To say that it was a wild night at Trenton’s ballpark would be an understatement.  The ballpark’s tributes featured a wild disjunction of sorts— a memorial to a Red Sox All-Star seemed to hover over Yankees’ prospects.  Featured on the face of the press box directly behind home plate was the retired number 5—not for the parent Yankees’ Dimaggio but for the former Red Sox favorite Nomar Garciaparro, whose name also appeared there.  Garciaparro, who had grown up and played Little League ball in Whittier, had played for the Trenton team when they had been affiliated with the Red Sox.   
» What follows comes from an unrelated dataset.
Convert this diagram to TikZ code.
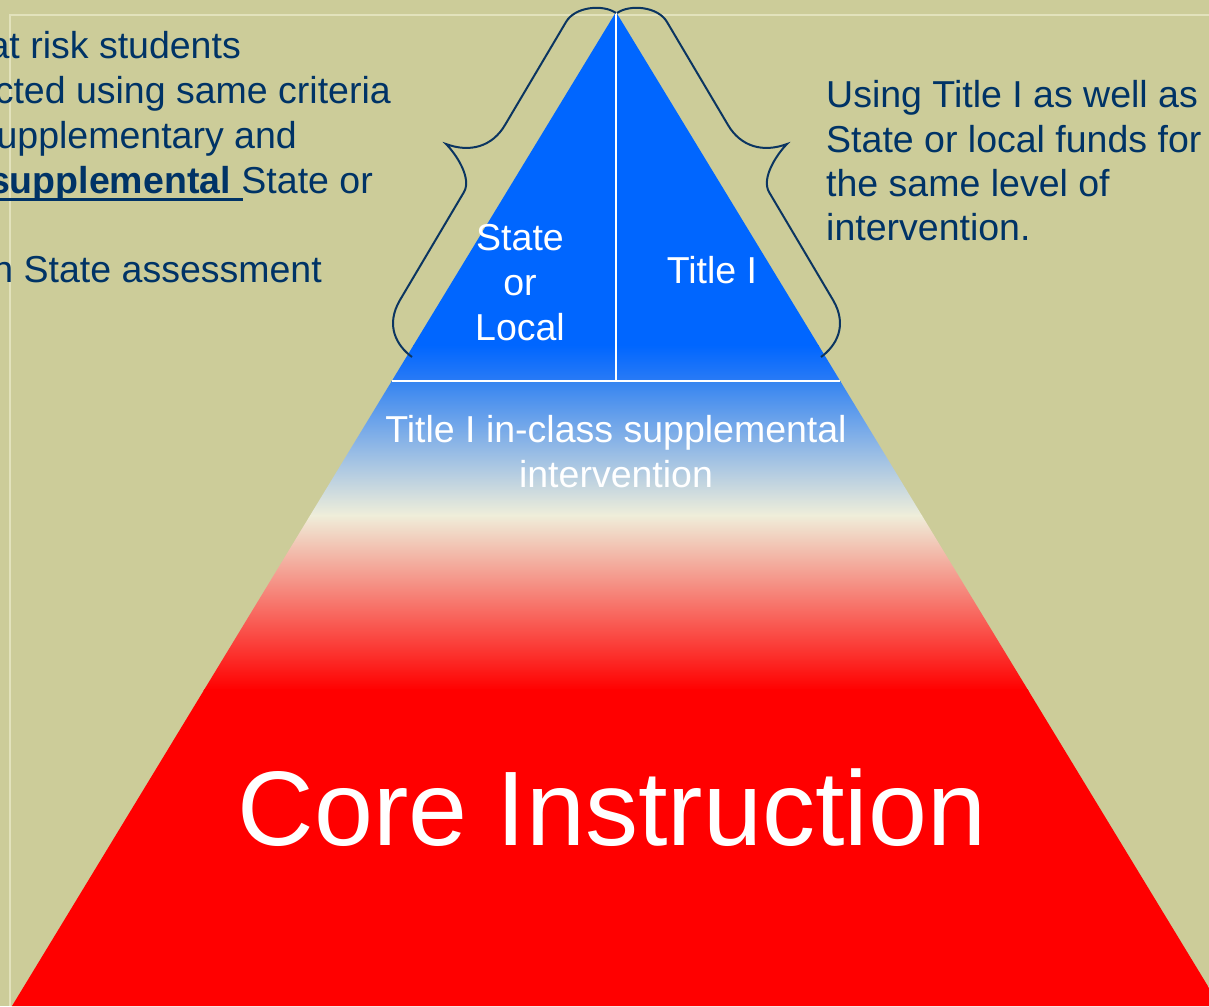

Lisa and her Havanese Elvis.
A temporary wildness of sorts also characterized the evening.  Dogs were everywhere.  They had been admitted on leash as a project to raise funds for a charity. For every dog that entered the park with its owner, a donation would be made.  Seeing all of the friendly dogs (except for one yappy Chihuahua mix), I realized how homesick I was for my dogs Winston (a three year-old Havanese) and Tucker (a year-old Cockapoo).   So when I saw Lisa and her ten-month-old Havanese named Elvis, I went wild taking photographs. 
And the outcome of the game was also largely determined by wild Thunder--at least their pitchers' lack of control.  Although the Curve hadn’t won in the dozen days since I had sung for their home game in Altoona, they didn’t act Thunder-struck this night, using six walks, three hit batters, and three wild pitches to supplement their hits en route to a 10-5 thumping of Trenton.